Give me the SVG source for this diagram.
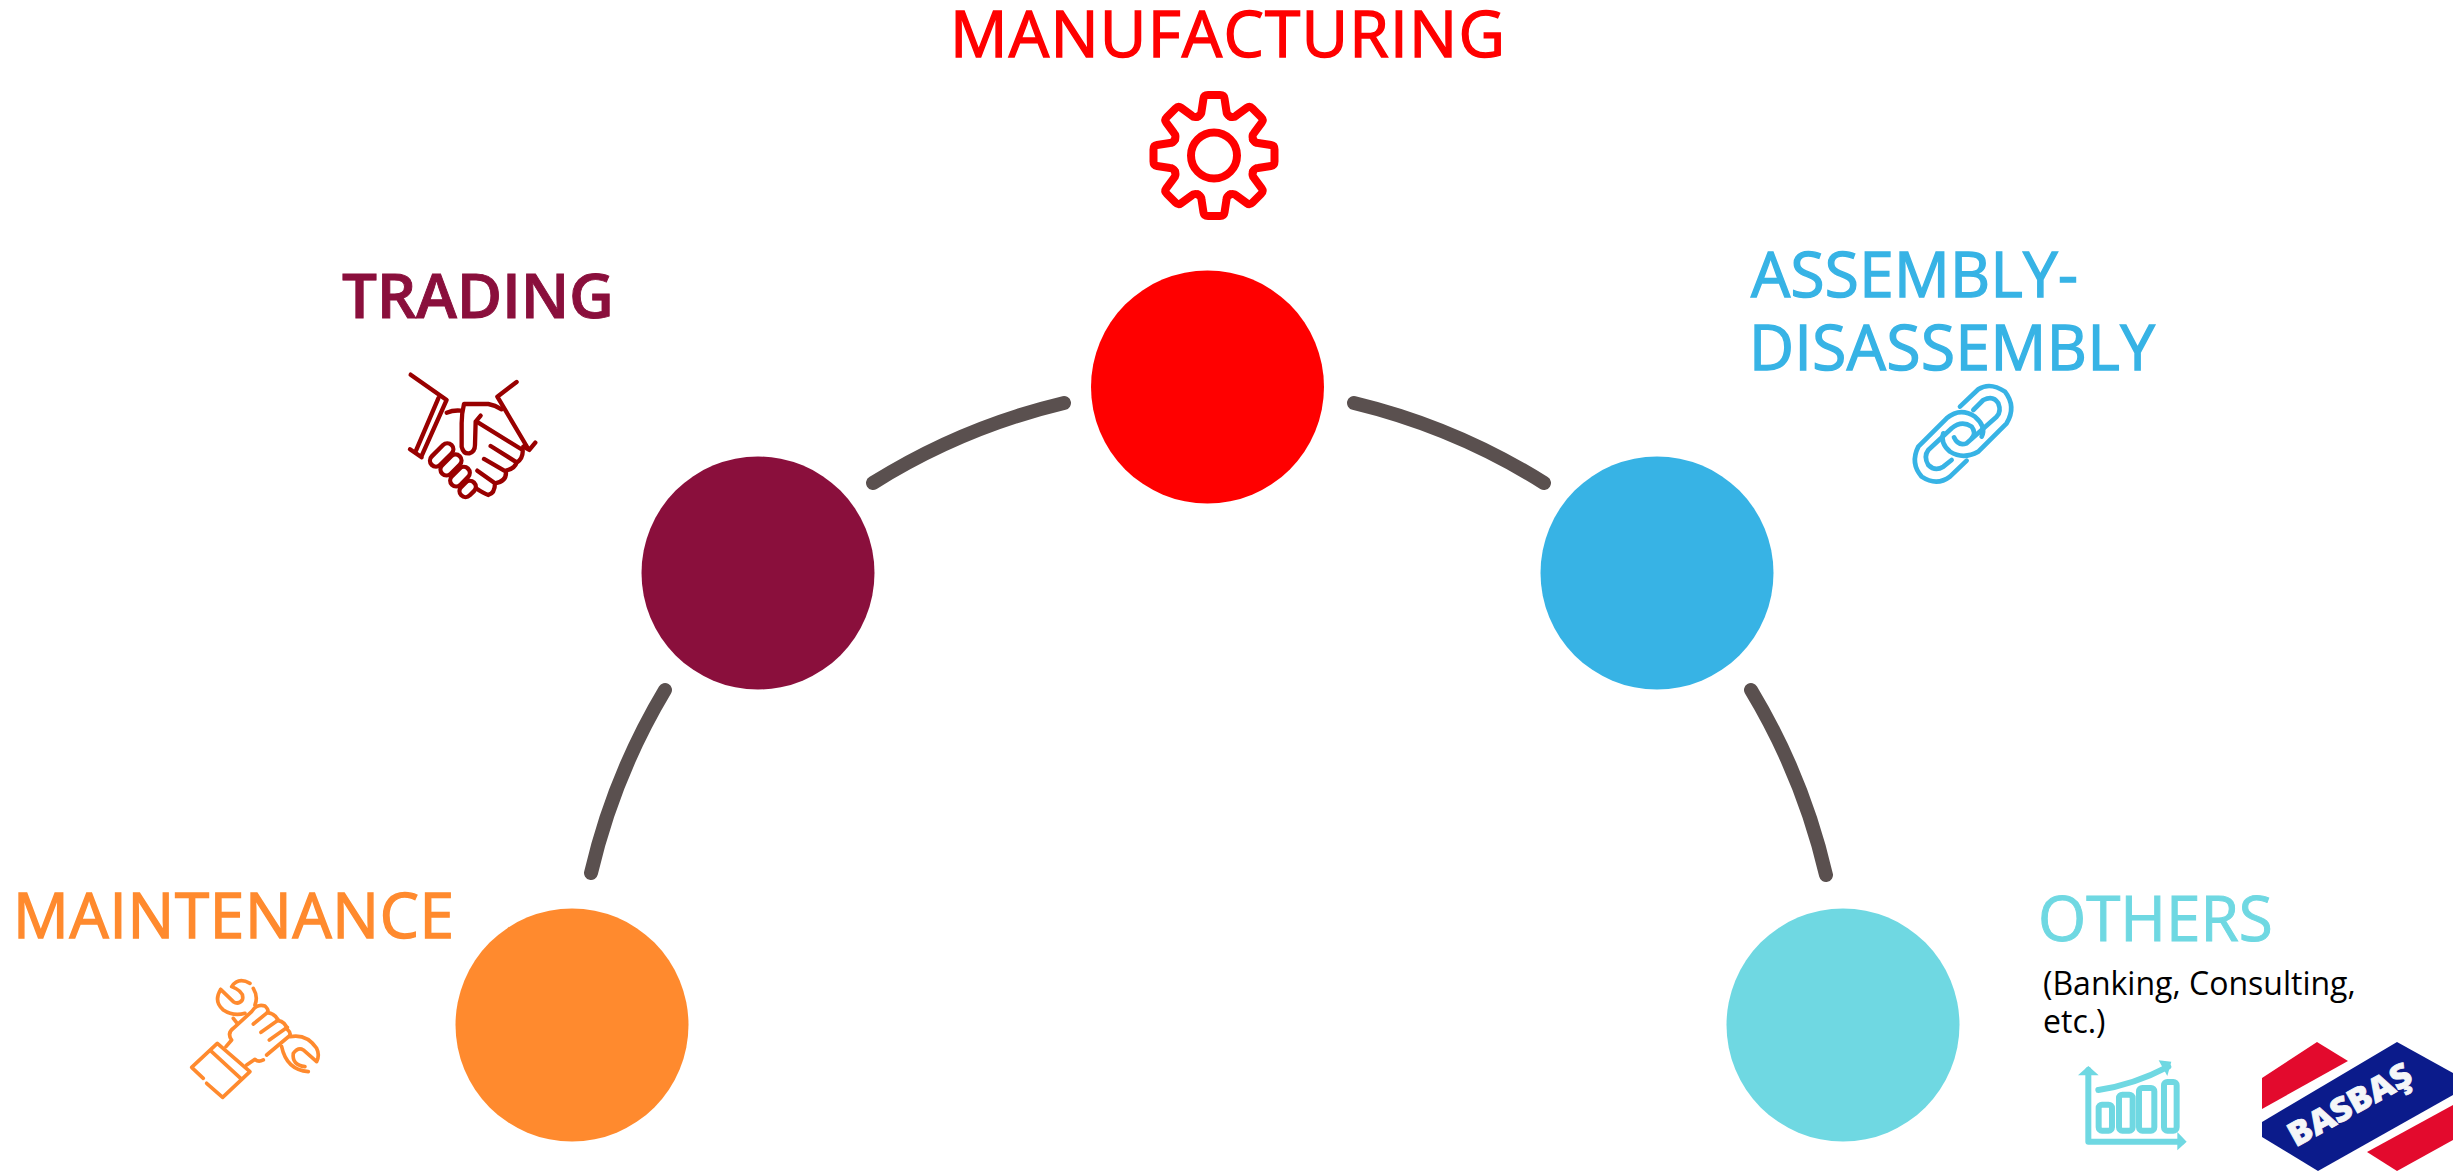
<svg xmlns="http://www.w3.org/2000/svg" xmlns:xlink="http://www.w3.org/1999/xlink" width="2453" height="1171" viewBox="0 0 2453 1171">
<style>
text{font-family:"Open Sans","Liberation Sans",sans-serif}
.t{font-size:62px;stroke-width:1.4px}
.ic{fill:none;stroke-linecap:round;stroke-linejoin:round}
.arc{fill:none;stroke:#5A504F;stroke-width:14;stroke-linecap:round}
</style>
<defs>
<path id="tooth" d="M-16,-39Q-12.5,-41 -12.5,-44L-10.5,-57Q-10,-60.5 -6,-60.5L6,-60.5Q10,-60.5 10.5,-57L12.5,-44Q12.5,-41 16,-39"/>
</defs>
<rect width="2453" height="1171" fill="#fff"/>
<g id="connectors">
<path class="arc" d="M1064,403A638.5,638.5 0 0 0 873,483"/>
<path class="arc" d="M665,690A638.5,638.5 0 0 0 591,873"/>
<path class="arc" d="M1354,403A638.5,638.5 0 0 1 1544,483"/>
<path class="arc" d="M1751,690A638.5,638.5 0 0 1 1826,875"/>
</g>
<g id="manufacturing">
<circle cx="1207.5" cy="387" r="116.5" fill="#f00"/>
<text class="t" x="950" y="56.5" fill="#f00" stroke="#f00" style="font-size:64px" textLength="555">MANUFACTURING</text>
<g class="ic" stroke="#f00" stroke-width="8" transform="translate(1214 155.500)">
<circle r="23"/>
<use xlink:href="#tooth"/><use xlink:href="#tooth" transform="rotate(45)"/><use xlink:href="#tooth" transform="rotate(90)"/><use xlink:href="#tooth" transform="rotate(135)"/><use xlink:href="#tooth" transform="rotate(180)"/><use xlink:href="#tooth" transform="rotate(225)"/><use xlink:href="#tooth" transform="rotate(270)"/><use xlink:href="#tooth" transform="rotate(315)"/>
</g>
</g>
<g id="trading">
<circle cx="758" cy="573" r="116.5" fill="#8A0F3C"/>
<text class="t" x="342" y="318" fill="#8A0F3C" stroke="#8A0F3C" style="font-weight:600;stroke-width:.9px" textLength="272">TRADING</text>
<g class="ic" stroke="#990000" stroke-width="13" transform="translate(320 250) scale(.3333)">
<path d="M272,374L380,450L305,618M270,598L305,622M355,445L288,602"/>
<path d="M590,396L532,440L625,597M610,590L628,600L646,578"/>
<path d="M380,488Q400,480 422,482M545,478Q525,465 505,462L432,462Q425,490 425,520L425,590Q430,612 448,610Q465,605 465,585L467,515L482,497"/>
<path d="M470,515L608,600Q610,625 590,638M512,588L590,637Q585,655 558,662M492,627L558,665Q560,695 525,700M472,662L525,700Q525,730 505,735Q490,730 468,715"/>
<rect x="323" y="597" width="84" height="36" rx="18" transform="rotate(-45 365 615)"/>
<rect x="356" y="627" width="74" height="36" rx="18" transform="rotate(-45 393 645)"/>
<rect x="386" y="662" width="68" height="36" rx="18" transform="rotate(-45 420 680)"/>
<rect x="416" y="699" width="54" height="36" rx="18" transform="rotate(-45 443 717)"/>
</g>
</g>
<g id="assembly">
<circle cx="1657" cy="573" r="116.5" fill="#37B3E5"/>
<text class="t" x="1751" y="297" fill="#37B3E5" stroke="#37B3E5" textLength="327">ASSEMBLY-</text>
<text class="t" x="1749" y="370" fill="#37B3E5" stroke="#37B3E5" textLength="406">DISASSEMBLY</text>
<g class="ic" stroke="#37B3E5" stroke-width="14" transform="translate(1730 230) scale(.3333)">
<path d="M690,530L745,478Q780,455 825,485Q860,530 830,580L745,665Q700,690 660,665Q630,640 640,610"/>
<path d="M730,540L760,510Q790,495 805,520Q815,545 800,560L710,640Q685,650 672,622"/>
<path d="M710,692L660,740Q620,770 575,740Q540,700 565,650L650,565Q690,530 735,560Q770,590 755,620"/>
<path d="M665,690L640,710Q615,725 595,705Q580,680 595,660L665,595Q695,570 725,590Q740,610 725,625"/>
</g>
</g>
<g id="maintenance">
<circle cx="572" cy="1025" r="116.5" fill="#FF8A2E"/>
<text class="t" x="13" y="938" fill="#FF8A2E" stroke="#FF8A2E" textLength="441">MAINTENANCE</text>
<g class="ic" stroke="#FF8A2E" stroke-width="11" transform="translate(0 870) scale(.3333)">
<path d="M620,640L668,682L750,605L652,520L575,592L610,625M635,545L722,625"/>
<path d="M678,530L695,510Q680,490 700,475L755,425Q770,400 795,408Q808,420 802,428Q825,430 835,452Q855,455 862,478Q875,490 868,498L800,555"/>
<path d="M760,462L802,428M783,487L835,450M808,510L862,472M740,585L765,568Q775,578 790,570"/>
<path d="M662,358Q640,395 670,420Q700,440 735,430M662,358L700,395Q715,405 727,390Q735,365 695,350Q715,320 750,340M760,355Q775,380 765,405M700,445L710,458"/>
<path d="M845,530Q860,600 925,605M870,500Q920,490 950,535Q960,555 950,575L910,540Q895,530 880,550Q875,585 915,590"/>
</g>
</g>
<g id="others">
<circle cx="1843" cy="1025" r="116.5" fill="#6FD8E2"/>
<text class="t" x="2038" y="941" fill="#6FD8E2" stroke="#6FD8E2" style="stroke-width:1px">OTHERS</text>
<text x="2043" y="995" font-size="32" fill="#000">(Banking, Consulting,</text>
<text x="2043" y="1033" font-size="32" fill="#000">etc.)</text>
<g class="ic" transform="translate(2020 880) scale(.3333)">
<g stroke="#6FD8E2" stroke-width="18">
<path d="M205,570L205,785L485,785"/>
<path d="M235,630Q340,615 445,560"/>
<rect x="236" y="674" width="40" height="78" rx="10"/>
<rect x="297" y="644" width="41" height="108" rx="10"/>
<rect x="357" y="624" width="46" height="128" rx="10"/>
<rect x="432" y="606" width="38" height="146" rx="10"/>
</g>
<g fill="#6FD8E2" stroke="none">
<path d="M174,586L205,558L236,586ZM472,756L500,785L472,811ZM416,541L454,545L442,588Z"/>
</g>
</g>
</g>
<g id="logo">
<path fill="#E30A2D" d="M2262,1078L2317,1042L2348,1061L2262,1109Z"/>
<path fill="#0B1B8B" d="M2262,1122L2397,1042L2453,1073L2453,1095L2318,1171L2262,1137Z"/>
<path fill="#E30A2D" d="M2453,1105L2367,1152L2397,1171L2453,1140Z"/>
<text x="2350" y="1116" text-anchor="middle" transform="rotate(-29 2350 1105)" fill="#F4F6F8" stroke="#F4F6F8" stroke-width=".8" font-size="33" font-weight="800" textLength="136" lengthAdjust="spacingAndGlyphs">BASBAŞ</text>
</g>
</svg>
• • • •
**WHAT IS REQUIRED:** Without the pictures, transcribe the listing above exactly.

**TASK RESULT:**
Give me the SVG source for this diagram.
<svg xmlns="http://www.w3.org/2000/svg" xmlns:xlink="http://www.w3.org/1999/xlink" width="2453" height="1171" viewBox="0 0 2453 1171">
<style>
text{font-family:"Open Sans","Liberation Sans",sans-serif}
.t{font-size:62px;stroke-width:1.4px}
.ic{fill:none;stroke-linecap:round;stroke-linejoin:round}
.arc{fill:none;stroke:#5A504F;stroke-width:14;stroke-linecap:round}
</style>
<defs>
<path id="tooth" d="M-16,-39Q-12.5,-41 -12.5,-44L-10.5,-57Q-10,-60.5 -6,-60.5L6,-60.5Q10,-60.5 10.5,-57L12.5,-44Q12.5,-41 16,-39"/>
</defs>
<rect width="2453" height="1171" fill="#fff"/>
<g id="connectors">
<path class="arc" d="M1064,403A638.5,638.5 0 0 0 873,483"/>
<path class="arc" d="M665,690A638.5,638.5 0 0 0 591,873"/>
<path class="arc" d="M1354,403A638.5,638.5 0 0 1 1544,483"/>
<path class="arc" d="M1751,690A638.5,638.5 0 0 1 1826,875"/>
</g>
<g id="manufacturing">
<circle cx="1207.5" cy="387" r="116.5" fill="#f00"/>
<text class="t" x="950" y="56.5" fill="#f00" stroke="#f00" style="font-size:64px" textLength="555">MANUFACTURING</text>
<g class="ic" stroke="#f00" stroke-width="8" transform="translate(1214 155.500)">
<circle r="23"/>
<use xlink:href="#tooth"/><use xlink:href="#tooth" transform="rotate(45)"/><use xlink:href="#tooth" transform="rotate(90)"/><use xlink:href="#tooth" transform="rotate(135)"/><use xlink:href="#tooth" transform="rotate(180)"/><use xlink:href="#tooth" transform="rotate(225)"/><use xlink:href="#tooth" transform="rotate(270)"/><use xlink:href="#tooth" transform="rotate(315)"/>
</g>
</g>
<g id="trading">
<circle cx="758" cy="573" r="116.5" fill="#8A0F3C"/>
<text class="t" x="342" y="318" fill="#8A0F3C" stroke="#8A0F3C" style="font-weight:600;stroke-width:.9px" textLength="272">TRADING</text>
<g class="ic" stroke="#990000" stroke-width="13" transform="translate(320 250) scale(.3333)">
<path d="M272,374L380,450L305,618M270,598L305,622M355,445L288,602"/>
<path d="M590,396L532,440L625,597M610,590L628,600L646,578"/>
<path d="M380,488Q400,480 422,482M545,478Q525,465 505,462L432,462Q425,490 425,520L425,590Q430,612 448,610Q465,605 465,585L467,515L482,497"/>
<path d="M470,515L608,600Q610,625 590,638M512,588L590,637Q585,655 558,662M492,627L558,665Q560,695 525,700M472,662L525,700Q525,730 505,735Q490,730 468,715"/>
<rect x="323" y="597" width="84" height="36" rx="18" transform="rotate(-45 365 615)"/>
<rect x="356" y="627" width="74" height="36" rx="18" transform="rotate(-45 393 645)"/>
<rect x="386" y="662" width="68" height="36" rx="18" transform="rotate(-45 420 680)"/>
<rect x="416" y="699" width="54" height="36" rx="18" transform="rotate(-45 443 717)"/>
</g>
</g>
<g id="assembly">
<circle cx="1657" cy="573" r="116.5" fill="#37B3E5"/>
<text class="t" x="1751" y="297" fill="#37B3E5" stroke="#37B3E5" textLength="327">ASSEMBLY-</text>
<text class="t" x="1749" y="370" fill="#37B3E5" stroke="#37B3E5" textLength="406">DISASSEMBLY</text>
<g class="ic" stroke="#37B3E5" stroke-width="14" transform="translate(1730 230) scale(.3333)">
<path d="M690,530L745,478Q780,455 825,485Q860,530 830,580L745,665Q700,690 660,665Q630,640 640,610"/>
<path d="M730,540L760,510Q790,495 805,520Q815,545 800,560L710,640Q685,650 672,622"/>
<path d="M710,692L660,740Q620,770 575,740Q540,700 565,650L650,565Q690,530 735,560Q770,590 755,620"/>
<path d="M665,690L640,710Q615,725 595,705Q580,680 595,660L665,595Q695,570 725,590Q740,610 725,625"/>
</g>
</g>
<g id="maintenance">
<circle cx="572" cy="1025" r="116.5" fill="#FF8A2E"/>
<text class="t" x="13" y="938" fill="#FF8A2E" stroke="#FF8A2E" textLength="441">MAINTENANCE</text>
<g class="ic" stroke="#FF8A2E" stroke-width="11" transform="translate(0 870) scale(.3333)">
<path d="M620,640L668,682L750,605L652,520L575,592L610,625M635,545L722,625"/>
<path d="M678,530L695,510Q680,490 700,475L755,425Q770,400 795,408Q808,420 802,428Q825,430 835,452Q855,455 862,478Q875,490 868,498L800,555"/>
<path d="M760,462L802,428M783,487L835,450M808,510L862,472M740,585L765,568Q775,578 790,570"/>
<path d="M662,358Q640,395 670,420Q700,440 735,430M662,358L700,395Q715,405 727,390Q735,365 695,350Q715,320 750,340M760,355Q775,380 765,405M700,445L710,458"/>
<path d="M845,530Q860,600 925,605M870,500Q920,490 950,535Q960,555 950,575L910,540Q895,530 880,550Q875,585 915,590"/>
</g>
</g>
<g id="others">
<circle cx="1843" cy="1025" r="116.5" fill="#6FD8E2"/>
<text class="t" x="2038" y="941" fill="#6FD8E2" stroke="#6FD8E2" style="stroke-width:1px">OTHERS</text>
<text x="2043" y="995" font-size="32" fill="#000">(Banking, Consulting,</text>
<text x="2043" y="1033" font-size="32" fill="#000">etc.)</text>
<g class="ic" transform="translate(2020 880) scale(.3333)">
<g stroke="#6FD8E2" stroke-width="18">
<path d="M205,570L205,785L485,785"/>
<path d="M235,630Q340,615 445,560"/>
<rect x="236" y="674" width="40" height="78" rx="10"/>
<rect x="297" y="644" width="41" height="108" rx="10"/>
<rect x="357" y="624" width="46" height="128" rx="10"/>
<rect x="432" y="606" width="38" height="146" rx="10"/>
</g>
<g fill="#6FD8E2" stroke="none">
<path d="M174,586L205,558L236,586ZM472,756L500,785L472,811ZM416,541L454,545L442,588Z"/>
</g>
</g>
</g>
<g id="logo">
<path fill="#E30A2D" d="M2262,1078L2317,1042L2348,1061L2262,1109Z"/>
<path fill="#0B1B8B" d="M2262,1122L2397,1042L2453,1073L2453,1095L2318,1171L2262,1137Z"/>
<path fill="#E30A2D" d="M2453,1105L2367,1152L2397,1171L2453,1140Z"/>
<text x="2350" y="1116" text-anchor="middle" transform="rotate(-29 2350 1105)" fill="#F4F6F8" stroke="#F4F6F8" stroke-width=".8" font-size="33" font-weight="800" textLength="136" lengthAdjust="spacingAndGlyphs">BASBAŞ</text>
</g>
</svg>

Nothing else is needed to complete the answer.